Or, no one can truly be forgiven if we eradicate “right” and “wrong”.
Mike Adams has a short piece that underscores some of the same issues that brought Dr. Karl Menninger, of the well-known and highly-respected Menninger psychiatric institute to write, “Whatever Became of Sin?” in the 1970s.
There are a number of problems associated with redefining all undesirable forms of behavior as “disorders” to be cured. Among them is the unanticipated consequence of depriving man of his humanity. If a man is merely a victim of some disease then he cannot really be considered evil. If he has no potential to be evil, he has no potential to be good.
C.S. Lewis pointed out another unanticipated consequence of our rush to treat, rather than punish, people who do evil things. He noted that the same intellectuals who determine when an illness has set in will also determine when that illness has dissipated. And they have a powerful incentive to drag out the entire process. Who among us would not rather take our punishment and be done with it – as opposed to waiting in perpetuity for the official clearance of a doctor?
Adams emerges at a slightly different place than Menninger, but both raise the issue of converting what is simply bad behavior into “treatable” so-called “medical conditions”.
The really critical issue to me is that wrong-doers can NOT obtain forgiveness for their wrong-doing and move on to reformation and redemption absent admission of guilt and genuine repentance–a desire to abandon their wrong-doing and change their evil ways. Yes, I said “evil”–so? 🙂 A part of admission of guilt and repentance must embrace a willingness to accept punishment and an attempt to make restitution for wrong-doing. While those last two things may stand apart from being forgiven by those they have wronged, full restoration into (whatever) society must hinge on demonstrations of willingness to make genuine restitution, however much it is possible to do so.
BTW, that last is one reason why I am a firm supporter of capital punishment for some crimes.
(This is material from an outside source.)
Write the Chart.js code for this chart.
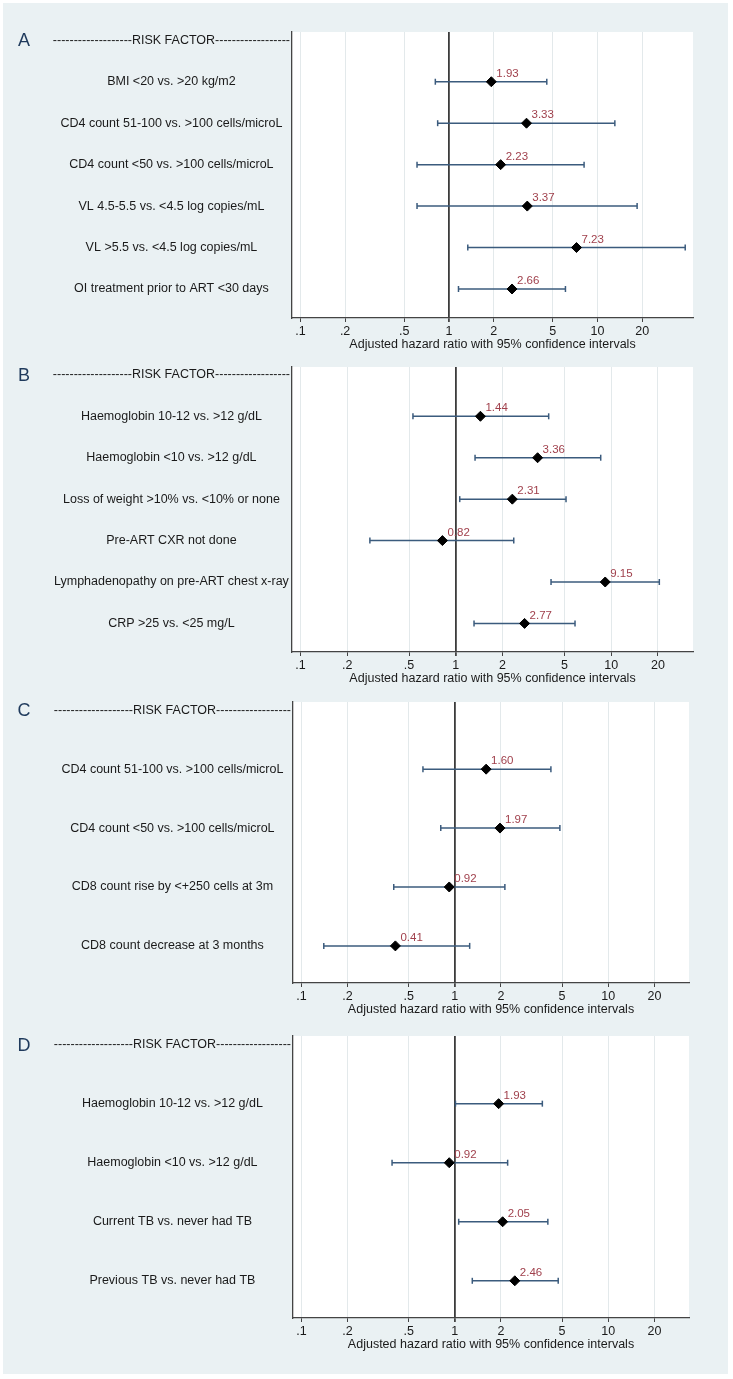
<!DOCTYPE html>
<html>
<head>
<meta charset="utf-8">
<script src="https://cdn.jsdelivr.net/npm/chart.js@4/dist/chart.umd.min.js"></script>
<style>
  body { margin: 0; background: #fff; width: 733px; height: 1379px; position: relative; overflow: hidden; }
  #bg { position: absolute; left: 3px; top: 3px; width: 725px; height: 1371px; background: #eaf1f3; }
  canvas { position: absolute; left: 0; }
</style>
</head>
<body>
<div id="bg"></div>
<canvas id="chartA" width="733" height="355" style="top:0px"></canvas>
<canvas id="chartB" width="733" height="335" style="top:355px"></canvas>
<canvas id="chartC" width="733" height="332" style="top:690px"></canvas>
<canvas id="chartD" width="733" height="357" style="top:1022px"></canvas>
<script>
// shared axis text
const header = '-------------------RISK FACTOR------------------';
const xTitle = 'Adjusted hazard ratio with 95% confidence intervals';
const tickVals = [0.1, 0.2, 0.5, 1, 2, 5, 10, 20];
const tickText = ['.1', '.2', '.5', '1', '2', '5', '10', '20'];

// panel A
const labelsA = ['BMI <20 vs. >20 kg/m2', 'CD4 count 51-100 vs. >100 cells/microL', 'CD4 count <50 vs. >100 cells/microL',
  'VL 4.5-5.5 vs. <4.5 log copies/mL', 'VL >5.5 vs. <4.5 log copies/mL', 'OI treatment prior to ART <30 days'];
const hrA   = [1.93, 3.33, 2.23, 3.37, 7.23, 2.66];
const lowA  = [0.81, 0.84, 0.61, 0.61, 1.34, 1.16];
const highA = [4.56, 13.1, 8.13, 18.5, 39.0, 6.09];

// panel B
const labelsB = ['Haemoglobin 10-12 vs. >12 g/dL', 'Haemoglobin <10 vs. >12 g/dL', 'Loss of weight >10% vs. <10% or none',
  'Pre-ART CXR not done', 'Lymphadenopathy on pre-ART chest x-ray', 'CRP >25 vs. <25 mg/L'];
const hrB   = [1.44, 3.36, 2.31, 0.82, 9.15, 2.77];
const lowB  = [0.53, 1.33, 1.06, 0.28, 4.10, 1.31];
const highB = [3.96, 8.56, 5.12, 2.36, 20.4, 5.85];

// panel C
const labelsC = ['CD4 count 51-100 vs. >100 cells/microL', 'CD4 count <50 vs. >100 cells/microL',
  'CD8 count rise by <+250 cells at 3m', 'CD8 count decrease at 3 months'];
const hrC   = [1.60, 1.97, 0.92, 0.41];
const lowC  = [0.62, 0.81, 0.40, 0.14];
const highC = [4.23, 4.84, 2.12, 1.25];

// panel D
const labelsD = ['Haemoglobin 10-12 vs. >12 g/dL', 'Haemoglobin <10 vs. >12 g/dL',
  'Current TB vs. never had TB', 'Previous TB vs. never had TB'];
const hrD   = [1.93, 0.92, 2.05, 2.46];
const lowD  = [1.01, 0.39, 1.06, 1.30];
const highD = [3.72, 2.21, 4.04, 4.72];

Chart.defaults.font.family = "'Liberation Sans', Arial, sans-serif";
Chart.defaults.color = '#1a1a1a';

const ciColor = '#3b5b7d';
const valueColor = '#a0404c';

// white plot region + panel letter + value labels
const forestPlugin = {
  id: 'forest',
  beforeDraw(chart) {
    const a = chart.chartArea;
    const ctx = chart.ctx;
    ctx.save();
    ctx.fillStyle = '#ffffff';
    ctx.fillRect(a.left, a.top, a.right - a.left, a.bottom - a.top);
    ctx.restore();
  },
  afterDatasetsDraw(chart) {
    const ctx = chart.ctx;
    const meta = chart.getDatasetMeta(0);
    const vals = chart.data.datasets[0].data;
    ctx.save();
    ctx.font = "11.5px 'Liberation Sans', Arial, sans-serif";
    ctx.fillStyle = valueColor;
    ctx.textAlign = 'left';
    ctx.textBaseline = 'middle';
    meta.data.forEach((pt, i) => {
      ctx.fillText(vals[i].x.toFixed(2), pt.x + 5, pt.y - 8);
    });
    ctx.font = "18px 'Liberation Sans', Arial, sans-serif";
    ctx.fillStyle = '#1f3a5c';
    ctx.textAlign = 'center';
    ctx.fillText(chart.options.plugins.forest.letter, 24, chart.scales.y.getPixelForValue(0) + 1);
    ctx.restore();
  }
};

function drawPanel(canvasId, letter, labels, hr, low, high, lay) {
  const datasets = [{
    data: hr.map((v, i) => ({ x: v, y: i + 1 })),
    pointStyle: 'rectRot',
    pointRadius: 5,
    backgroundColor: '#000',
    borderColor: '#000',
    showLine: false,
    order: 0
  }];
  low.forEach((lo, i) => {
    datasets.push({
      data: [{ x: lo, y: i + 1 }, { x: high[i], y: i + 1 }],
      showLine: true,
      borderColor: ciColor,
      borderWidth: 1.5,
      pointStyle: 'line',
      pointRotation: 90,
      pointRadius: 3,
      pointBorderColor: ciColor,
      pointBorderWidth: 1.5,
      order: 1
    });
  });

  new Chart(document.getElementById(canvasId), {
    type: 'scatter',
    data: { datasets },
    plugins: [forestPlugin],
    options: {
      responsive: false,
      animation: false,
      devicePixelRatio: 1,
      layout: { padding: lay.pad },
      plugins: {
        legend: { display: false },
        tooltip: { enabled: false },
        forest: { letter }
      },
      scales: {
        x: {
          type: 'logarithmic',
          position: 'bottom',
          min: lay.xMin,
          max: lay.xMax,
          afterBuildTicks: s => { s.ticks = tickVals.map(v => ({ value: v })); },
          afterFit: s => { s.height = 34; },
          ticks: {
            autoSkip: false,
            maxRotation: 0,
            padding: 2,
            color: '#1a1a1a',
            font: { size: 12.5 },
            callback: (v, i) => tickText[i]
          },
          grid: {
            color: c => (c.tick && c.tick.value === 1) ? '#3c3c3c' : '#e3e9eb',
            lineWidth: c => (c.tick && c.tick.value === 1) ? 1.8 : 1,
            tickColor: '#444',
            tickLength: 4
          },
          border: { color: '#444', width: 1.3 },
          title: {
            display: true,
            text: xTitle,
            color: '#1a1a1a',
            font: { size: 12.5 },
            padding: { top: 0, bottom: 0 }
          }
        },
        y: {
          type: 'linear',
          reverse: true,
          min: lay.yMin,
          max: lay.yMax,
          afterBuildTicks: s => { s.ticks = [0].concat(labels.map((l, i) => i + 1)).map(v => ({ value: v })); },
          afterFit: s => { s.width = lay.axisW; },
          ticks: {
            crossAlign: 'center',
            padding: 2,
            color: '#1a1a1a',
            font: { size: 12.5 },
            callback: v => v === 0 ? header : labels[v - 1]
          },
          grid: { display: false, drawTicks: false },
          border: { color: '#444', width: 1.3 }
        }
      }
    }
  });
}

drawPanel('chartA', 'A', labelsA, hrA, lowA, highA,
  { pad: { left: 0, right: 40, top: 32, bottom: 3 }, axisW: 292, xMin: 0.0878, xMax: 44, yMin: -0.2, yMax: 6.7 });
drawPanel('chartB', 'B', labelsB, hrB, lowB, highB,
  { pad: { left: 0, right: 40, top: 12, bottom: 4 }, axisW: 292, xMin: 0.0883, xMax: 33.6, yMin: -0.19, yMax: 6.69 });
drawPanel('chartC', 'C', labelsC, hrC, lowC, highC,
  { pad: { left: 0, right: 44, top: 12, bottom: 5 }, axisW: 293, xMin: 0.0882, xMax: 33.6, yMin: -0.14, yMax: 4.63 });
drawPanel('chartD', 'D', labelsD, hrD, lowD, highD,
  { pad: { left: 0, right: 44, top: 14, bottom: 27 }, axisW: 293, xMin: 0.0882, xMax: 33.6, yMin: -0.146, yMax: 4.63 });
</script>
</body>
</html>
There are simply some things for which no one can make restitution, and the criminal taking of another human life is one of them. No amount of repentance or genuine expression of remorse can restore the life (or lives) taken by a drunk driver, for example, but as long as society wrongly excuses such drunken manslaughter by giving drunk drivers a “bye” for their supposed “disease”, proper punishment of their crime (and the resultant “encouragement” of other drunks to eschew driving in the condition they created by choosing to be drunks) will not occur. (Yes, I do believe the proper punishment of someone who commits vehicular manslaughter as a result of choosing to drive drunk is execution. Preferably by having their own car–or whatever remains of it–dropped on them repeatedly, in public, until they are a greasy smear.)